Zeszłoroczne testy Roberta Kubicy - najpierw w Renault, a potem w Williamsie - spowodowały, że miliony Polaków ponownie zaczęły żyć Formułą 1. Podobny "boom" na tę dyscyplinę obserwowaliśmy przed laty, kiedy to krakowianin zaczynał swoją przygodę z najbardziej elitarną serią wyścigów na świecie. Później jednak jego kariera na torach F1 została przerwana przez dramatyczny wypadek, ale 33-latek się nie poddał i wrócił do bolidu. Co prawda został tylko kierowcą testowym Williamsa, ale to nie przeszkodziło fanom, którzy znów z wielkim zainteresowaniem śledzą wyścigi Grand Prix.

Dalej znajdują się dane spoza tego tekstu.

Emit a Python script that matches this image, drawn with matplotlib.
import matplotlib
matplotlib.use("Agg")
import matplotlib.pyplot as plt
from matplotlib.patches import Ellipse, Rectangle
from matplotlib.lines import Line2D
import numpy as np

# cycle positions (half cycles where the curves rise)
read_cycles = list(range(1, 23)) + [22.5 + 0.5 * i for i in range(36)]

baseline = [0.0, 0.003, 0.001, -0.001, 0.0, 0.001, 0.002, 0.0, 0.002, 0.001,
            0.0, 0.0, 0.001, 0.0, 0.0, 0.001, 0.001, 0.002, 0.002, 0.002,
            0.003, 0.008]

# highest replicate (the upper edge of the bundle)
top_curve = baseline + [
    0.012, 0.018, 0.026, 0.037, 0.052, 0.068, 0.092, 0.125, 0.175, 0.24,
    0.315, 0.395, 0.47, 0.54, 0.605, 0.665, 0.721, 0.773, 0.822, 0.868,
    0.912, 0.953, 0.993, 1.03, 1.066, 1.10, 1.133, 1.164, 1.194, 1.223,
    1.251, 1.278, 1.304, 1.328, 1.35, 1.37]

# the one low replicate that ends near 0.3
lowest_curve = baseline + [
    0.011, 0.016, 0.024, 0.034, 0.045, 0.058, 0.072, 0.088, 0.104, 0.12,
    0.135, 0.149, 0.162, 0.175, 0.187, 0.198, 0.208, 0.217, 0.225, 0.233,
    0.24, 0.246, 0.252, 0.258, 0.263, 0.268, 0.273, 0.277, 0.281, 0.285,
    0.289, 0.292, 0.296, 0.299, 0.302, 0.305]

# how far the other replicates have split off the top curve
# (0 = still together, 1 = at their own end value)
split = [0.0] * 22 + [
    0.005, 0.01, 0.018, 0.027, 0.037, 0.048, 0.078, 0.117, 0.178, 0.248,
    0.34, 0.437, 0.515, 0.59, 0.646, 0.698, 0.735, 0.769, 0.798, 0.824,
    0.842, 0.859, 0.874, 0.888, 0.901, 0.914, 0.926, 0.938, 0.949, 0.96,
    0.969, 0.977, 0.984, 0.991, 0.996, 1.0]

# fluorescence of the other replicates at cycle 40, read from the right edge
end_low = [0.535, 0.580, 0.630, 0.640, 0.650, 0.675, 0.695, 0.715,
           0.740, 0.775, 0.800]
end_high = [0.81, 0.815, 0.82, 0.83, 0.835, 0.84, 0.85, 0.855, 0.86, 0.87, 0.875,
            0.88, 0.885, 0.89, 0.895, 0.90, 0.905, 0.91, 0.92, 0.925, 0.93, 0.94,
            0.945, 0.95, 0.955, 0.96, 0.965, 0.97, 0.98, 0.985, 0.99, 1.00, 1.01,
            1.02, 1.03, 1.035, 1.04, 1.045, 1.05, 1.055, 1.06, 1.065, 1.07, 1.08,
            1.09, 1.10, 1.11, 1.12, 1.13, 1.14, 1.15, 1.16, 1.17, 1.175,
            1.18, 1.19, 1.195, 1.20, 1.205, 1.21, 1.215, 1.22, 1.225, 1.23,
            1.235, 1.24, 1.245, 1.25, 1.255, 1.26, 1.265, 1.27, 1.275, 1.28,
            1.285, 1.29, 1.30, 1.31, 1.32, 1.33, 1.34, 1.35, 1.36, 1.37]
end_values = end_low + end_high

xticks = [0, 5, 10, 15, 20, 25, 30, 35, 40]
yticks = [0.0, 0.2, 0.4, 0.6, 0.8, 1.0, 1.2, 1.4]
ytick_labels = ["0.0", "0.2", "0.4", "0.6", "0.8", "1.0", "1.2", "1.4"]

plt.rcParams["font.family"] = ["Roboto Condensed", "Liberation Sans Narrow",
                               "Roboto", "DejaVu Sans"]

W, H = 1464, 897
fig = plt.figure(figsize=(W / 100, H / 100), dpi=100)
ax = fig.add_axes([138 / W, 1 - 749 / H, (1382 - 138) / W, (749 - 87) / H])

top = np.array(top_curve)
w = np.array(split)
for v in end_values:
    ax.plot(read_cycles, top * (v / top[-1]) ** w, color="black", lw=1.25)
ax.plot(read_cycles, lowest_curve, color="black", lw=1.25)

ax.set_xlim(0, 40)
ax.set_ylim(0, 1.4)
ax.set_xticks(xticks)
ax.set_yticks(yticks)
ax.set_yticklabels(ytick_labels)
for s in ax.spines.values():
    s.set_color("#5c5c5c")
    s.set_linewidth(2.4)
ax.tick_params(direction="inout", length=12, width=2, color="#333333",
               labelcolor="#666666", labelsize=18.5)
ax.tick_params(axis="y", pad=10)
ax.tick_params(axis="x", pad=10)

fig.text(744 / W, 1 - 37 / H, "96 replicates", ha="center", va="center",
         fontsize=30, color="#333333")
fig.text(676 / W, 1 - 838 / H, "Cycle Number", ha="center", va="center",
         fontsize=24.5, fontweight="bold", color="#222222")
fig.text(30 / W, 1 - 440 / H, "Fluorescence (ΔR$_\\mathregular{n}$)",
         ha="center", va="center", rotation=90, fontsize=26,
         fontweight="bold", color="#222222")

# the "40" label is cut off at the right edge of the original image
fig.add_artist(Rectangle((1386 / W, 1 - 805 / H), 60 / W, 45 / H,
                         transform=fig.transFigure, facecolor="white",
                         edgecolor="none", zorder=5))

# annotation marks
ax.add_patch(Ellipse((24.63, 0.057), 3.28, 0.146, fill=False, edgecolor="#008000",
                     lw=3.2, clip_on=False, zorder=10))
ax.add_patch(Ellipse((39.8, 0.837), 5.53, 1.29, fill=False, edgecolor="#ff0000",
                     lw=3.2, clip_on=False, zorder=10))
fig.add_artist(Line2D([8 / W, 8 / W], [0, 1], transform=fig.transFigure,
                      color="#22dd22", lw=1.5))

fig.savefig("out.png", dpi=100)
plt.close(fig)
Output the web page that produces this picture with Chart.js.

Od 2016 roku są one pokazywane tylko i wyłącznie na antenach telewizji Eleven, która obecnie posiada prawa do transmisji. Umowa ostatnio została przedłużona do 2019 roku i na ten moment nie zanosi się, by za relacjonowanie F1 wzięła się inna stacja. Ale niespodziwanie niebawem do gry może wkroczyć... Telewizja Polska!
W grę wchodzi wykupienie sublicencji od Eleven. A to i tak pod jednym warunkiem - Jeżeli intuicja nam podpowie, że szanse Roberta Kubicy na występy w Formule 1 znacznie wzrosną, wtedy na pewno rozpoczniemy rozmowy o sublicencji - powiedział w rozmowie z "Presserwisem" dyrektor TVP Sport, Marek Szkolnikowski. Jak więc widać wszystko zależy od polskiego kierowcy. Jeśli ten wróci do ścigania, wówczas zmagania F1 będziemy mogli zapewne oglądać w TVP!